Photography is my means of discovering the world is more interesting than I ever could have imagined. It is a tool to tell specific stories about specific places. It is a means of learning that our heroes are flawed and our enemies are human.
I first visited Africa in 2006 after I’d finished my master's in print journalism. Soon after that, I moved to Uganda where I lived and worked as a writer and reporter. I always took pictures, but it wasn’t until 2010 when I was living in Liberia that I began to focus on photography exclusively.
I've been commissioned by The New York Times, Time, Newsweek, Wall Street Journal, Al Jazeera America, Le Monde, and others. My own projects have been featured on Time’s Lightbox, National Geographic’s Proof, the New York Times Lens, New Yorker’s Photobooth, and elsewhere.
My work has received many awards from Photo District News, American Photography, PX3, Magenta Foundation, International Photography Awards, Sony World Photography Awards, FotoweekDC, Communication Arts and more.

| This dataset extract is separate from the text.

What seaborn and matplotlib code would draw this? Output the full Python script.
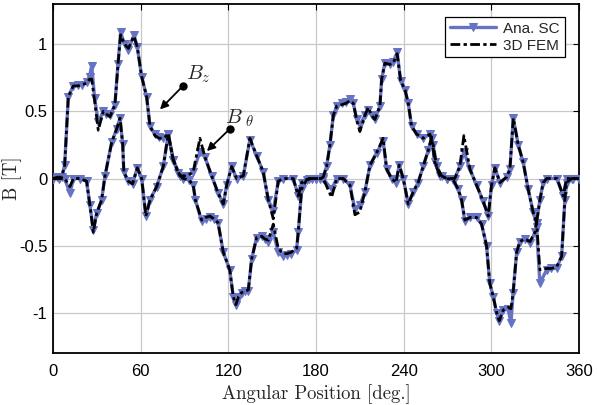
import matplotlib
matplotlib.use("Agg")
import matplotlib.pyplot as plt
import seaborn as sns
import pandas as pd

# ---- data -------------------------------------------------------------
bz_deg = [0, 3, 6, 8, 10.5, 13.9, 17, 20, 23, 25, 26.5, 28.5, 31, 34.4, 36.5, 39,
          42.4, 44.5, 46.3, 49, 51.6, 55.4, 57.7, 60.7, 64.1, 66.4, 69.8, 72.5,
          75.5, 78.9, 82.3, 85.8, 89, 93, 96, 97.5, 101.8, 104.5, 107.5, 110, 113,
          116.6, 121, 123.4, 125.2, 127, 129.1, 131.5, 133.7, 136, 139.4, 142.8,
          145, 147.4, 150.8, 154.2, 157.6, 160, 163, 166.8, 167.9, 170.2, 173.6,
          177, 180, 183, 185, 187.3, 189.6, 191.9, 194.2, 197.6, 200.5, 203.3,
          205.6, 208, 210.1, 213.5, 215.8, 218.1, 220.4, 223.8, 225, 227.2, 230.6,
          232.9, 235.6, 238, 241, 243.2, 245.5, 249, 253.4, 258, 260.3, 262.6, 266,
          270, 274, 277.4, 279.7, 282, 285.4, 290, 293.4, 296.8, 299, 301.4, 303.7,
          305.5, 308.2, 311.6, 313.5, 315, 317.4, 319.6, 323, 326.5, 330, 331,
          333.3, 338, 341, 344.7, 348.2, 350.4, 351.6, 355, 360]
bz_sc = [0.0, 0.01, 0.01, 0.1, 0.61, 0.69, 0.70, 0.70, 0.72, 0.76, 0.84, 0.60, 0.42,
         0.50, 0.48, 0.47, 0.55, 0.85, 1.09, 1.0, 0.96, 1.07, 0.98, 0.76, 0.61, 0.39,
         0.33, 0.31, 0.30, 0.33, 0.14, 0.04, 0.0, -0.01, -0.05, -0.16, -0.32, -0.30,
         -0.29, -0.30, -0.33, -0.55, -0.68, -0.88, -0.94, -0.88, -0.85, -0.84, -0.84,
         -0.60, -0.44, -0.43, -0.45, -0.47, -0.40, -0.55, -0.58, -0.57, -0.56, -0.53,
         -0.40, -0.08, -0.01, 0.0, 0.0, 0.0, 0.01, 0.09, 0.25, 0.47, 0.54, 0.56, 0.57,
         0.59, 0.56, 0.44, 0.40, 0.47, 0.51, 0.47, 0.44, 0.54, 0.74, 0.86, 0.85, 0.87,
         0.94, 0.73, 0.66, 0.56, 0.39, 0.33, 0.30, 0.33, 0.25, 0.09, 0.02, 0.0, -0.01,
         -0.08, -0.16, -0.32, -0.29, -0.29, -0.34, -0.50, -0.78, -0.88, -1.0, -1.06,
         -0.98, -0.97, -1.08, -0.85, -0.55, -0.47, -0.45, -0.48, -0.40, -0.36, -0.78,
         -0.68, -0.67, -0.67, -0.58, -0.16, -0.03, 0.0, 0.0]
bz_fem = [0.0, 0.01, 0.01, 0.1, 0.61, 0.69, 0.69, 0.70, 0.71, 0.74, 0.74, 0.58, 0.36,
          0.50, 0.48, 0.46, 0.55, 0.85, 1.07, 1.0, 0.97, 1.06, 0.98, 0.76, 0.61, 0.39,
          0.32, 0.30, 0.30, 0.33, 0.14, 0.04, 0.0, -0.01, -0.05, -0.16, -0.31, -0.29,
          -0.28, -0.30, -0.33, -0.55, -0.68, -0.88, -0.94, -0.88, -0.85, -0.84, -0.83,
          -0.60, -0.44, -0.43, -0.45, -0.46, -0.34, -0.52, -0.56, -0.56, -0.55, -0.52,
          -0.40, -0.08, -0.01, 0.0, 0.0, 0.0, 0.01, 0.09, 0.25, 0.47, 0.54, 0.55, 0.56,
          0.58, 0.56, 0.43, 0.35, 0.47, 0.53, 0.47, 0.44, 0.54, 0.74, 0.86, 0.85, 0.86,
          0.93, 0.73, 0.66, 0.56, 0.39, 0.33, 0.30, 0.33, 0.25, 0.09, 0.02, 0.0, -0.01,
          -0.08, -0.16, -0.31, -0.29, -0.29, -0.34, -0.50, -0.78, -0.88, -1.0, -1.06,
          -0.98, -0.96, -0.97, -0.85, -0.55, -0.47, -0.45, -0.47, -0.40, -0.32, -0.68,
          -0.67, -0.67, -0.66, -0.58, -0.16, -0.03, 0.0, 0.0]

bt_deg = [0, 4, 8, 11.6, 14, 18.5, 23, 25.3, 27.6, 29.9, 33.3, 35.6, 40.2, 43.6, 45.9,
          47.7, 48.5, 51.5, 54.5, 57.7, 60.7, 63.6, 66.4, 71, 75.5, 78.9, 82.3, 86.9,
          92, 96, 100.6, 104, 108.6, 113.1, 116.6, 118.9, 122.3, 125.7, 130.3, 134.8,
          139.4, 143.9, 147.4, 150.8, 154.2, 157.6, 164.5, 167.9, 170.2, 175, 180,
          185, 190.7, 194.2, 198.7, 203.3, 206.7, 210, 213.5, 217, 221.5, 226, 228.4,
          231.8, 234.8, 237, 239.8, 243.2, 246.6, 250, 253.4, 256.9, 259.2, 261.4,
          264.9, 270, 275, 278.5, 281.3, 285.4, 290, 294.5, 298, 300.2, 302.5, 306,
          310.5, 312.8, 315.1, 318.5, 321.9, 325.3, 328.7, 331, 333.3, 335.6, 338,
          345, 349.3, 351.6, 356, 360]
bt_sc = [0.0, 0.0, 0.0, -0.11, 0.0, 0.0, -0.02, -0.2, -0.38, -0.26, -0.16, 0.02, 0.27,
         0.37, 0.45, 0.26, 0.05, -0.02, -0.04, 0.08, 0.0, -0.28, -0.16, -0.06, 0.09,
         0.33, 0.14, 0.02, 0.02, 0.05, 0.20, 0.16, 0.02, -0.11, -0.19, -0.05, 0.09, 0.0,
         0.02, 0.29, 0.17, 0.05, -0.16, -0.24, -0.02, 0.0, 0.0, -0.13, -0.03, 0.0, 0.0,
         0.0, -0.08, 0.0, 0.0, -0.05, -0.23, -0.20, -0.10, 0.10, 0.19, 0.28, 0.07, 0.0,
         -0.03, 0.10, 0.0, -0.19, -0.10, -0.03, 0.09, 0.21, 0.30, 0.12, 0.02, 0.0, 0.0,
         0.09, 0.20, 0.07, -0.05, -0.17, -0.28, -0.05, 0.08, -0.03, 0.01, 0.07, 0.45,
         0.25, 0.12, -0.08, -0.25, -0.33, -0.16, -0.03, 0.0, 0.0, -0.13, 0.0, 0.0, 0.0]
bt_fem = [0.0, 0.0, 0.0, -0.06, 0.0, 0.0, -0.02, -0.2, -0.40, -0.26, -0.16, 0.02, 0.27,
          0.37, 0.45, 0.26, 0.05, -0.02, -0.04, 0.08, 0.0, -0.28, -0.16, -0.06, 0.09,
          0.33, 0.14, 0.02, 0.02, 0.05, 0.30, 0.16, 0.02, -0.11, -0.19, -0.05, 0.09,
          0.0, 0.02, 0.30, 0.17, 0.05, -0.16, -0.30, -0.02, 0.0, 0.0, -0.13, -0.03, 0.0,
          0.0, 0.0, -0.14, 0.0, 0.0, -0.05, -0.27, -0.25, -0.10, 0.10, 0.19, 0.30, 0.07,
          0.0, -0.03, 0.10, 0.0, -0.19, -0.10, -0.03, 0.09, 0.21, 0.31, 0.12, 0.02, 0.0,
          0.0, 0.09, 0.32, 0.07, -0.05, -0.17, -0.28, -0.05, 0.08, -0.03, 0.01, 0.07,
          0.45, 0.25, 0.12, -0.08, -0.25, -0.33, -0.16, -0.03, 0.0, 0.0, -0.13, 0.0,
          0.0, 0.0]

x_ticks = [0, 60, 120, 180, 240, 300, 360]
y_ticks = [-1, -0.5, 0, 0.5, 1]
y_tick_labels = ["-1", "-0.5", "0", "0.5", "1"]

# ---- style ------------------------------------------------------------
sns.set_style("white")
plt.rcParams["font.family"] = ["Liberation Sans", "DejaVu Sans"]
plt.rcParams["mathtext.fontset"] = "cm"

blue = "#6673c4"
fem_dash = (0, (3.5, 1.2, 1.2, 1.2))

fig = plt.figure(figsize=(5.98, 4.05), dpi=100)
ax = fig.add_axes([0.0886, 0.1284, 0.968 - 0.0886, 0.990 - 0.1284])

df_bz = pd.DataFrame({"deg": bz_deg, "sc": bz_sc, "fem": bz_fem})
df_bt = pd.DataFrame({"deg": bt_deg, "sc": bt_sc, "fem": bt_fem})

for i, df in enumerate([df_bz, df_bt]):
    sns.lineplot(data=df, x="deg", y="sc", ax=ax, color=blue, lw=2.4,
                 marker="v", markersize=6, markeredgecolor=blue,
                 estimator=None, sort=False,
                 label="Ana. SC" if i == 0 else None, zorder=3)
for i, df in enumerate([df_bz, df_bt]):
    sns.lineplot(data=df, x="deg", y="fem", ax=ax, color="black", lw=2.0,
                 dashes=False, estimator=None, sort=False,
                 label="3D FEM" if i == 0 else None, zorder=4)
for ln in ax.get_lines()[2:]:
    ln.set_linestyle(fem_dash)

ax.set_xlim(0, 360)
ax.set_ylim(-1.3, 1.3)
ax.set_xticks(x_ticks)
ax.set_yticks(y_ticks)
ax.set_yticklabels(y_tick_labels)
ax.tick_params(direction="in", top=True, right=True, labelsize=12,
               length=4, width=0.8, colors="black")
ax.tick_params(axis="x", pad=8)
ax.tick_params(axis="y", pad=4)
ax.grid(True, color="#c8c8c8", lw=0.9)
for s in ax.spines.values():
    s.set_color("black")
    s.set_linewidth(1.3)

ax.set_xlabel("Angular Position [deg.]", family="cmr10", fontsize=13.5)
ax.set_ylabel("B [T]", family="cmr10", fontsize=13.5)
ax.xaxis.set_label_coords(0.5, -0.09)
ax.yaxis.set_label_coords(-0.058, 0.5)

# annotations
ax.annotate("", xy=(71.9, 0.50), xytext=(89, 0.69),
            arrowprops=dict(arrowstyle="-|>", color="black", lw=1.3, mutation_scale=12))
ax.plot([89], [0.69], "o", color="black", ms=5, zorder=6)
ax.text(91, 0.74, r"$B_z$", fontsize=15)
ax.annotate("", xy=(104, 0.19), xytext=(121.1, 0.37),
            arrowprops=dict(arrowstyle="-|>", color="black", lw=1.3, mutation_scale=12))
ax.plot([121.1], [0.37], "o", color="black", ms=5, zorder=6)
ax.text(118, 0.41, r"$B_{\ \theta}$", fontsize=15)

leg = ax.legend(loc="upper right", bbox_to_anchor=(0.973, 0.963), fontsize=11,
                frameon=True, fancybox=False, edgecolor="black", framealpha=1,
                handlelength=3.0, borderpad=0.3, labelspacing=0.2, handletextpad=0.5,
                borderaxespad=0)
leg.get_frame().set_linewidth(0.9)
for h in leg.get_lines():
    if h.get_color() == "black":
        h.set_linestyle(fem_dash)

fig.savefig("out.png", dpi=100)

My work is regularly shown in galleries, projections, containers and museums in New York, Washington DC, Nigeria, London, and elsewhere. I’ve been selected to attend LookBetween, the annual New York Times portfolio review, and Aperture’s Photography Expanded Labs.
I am also a lecturer at the New School in the Graduate Program for International Affairs where I teach a class about images of the developing world.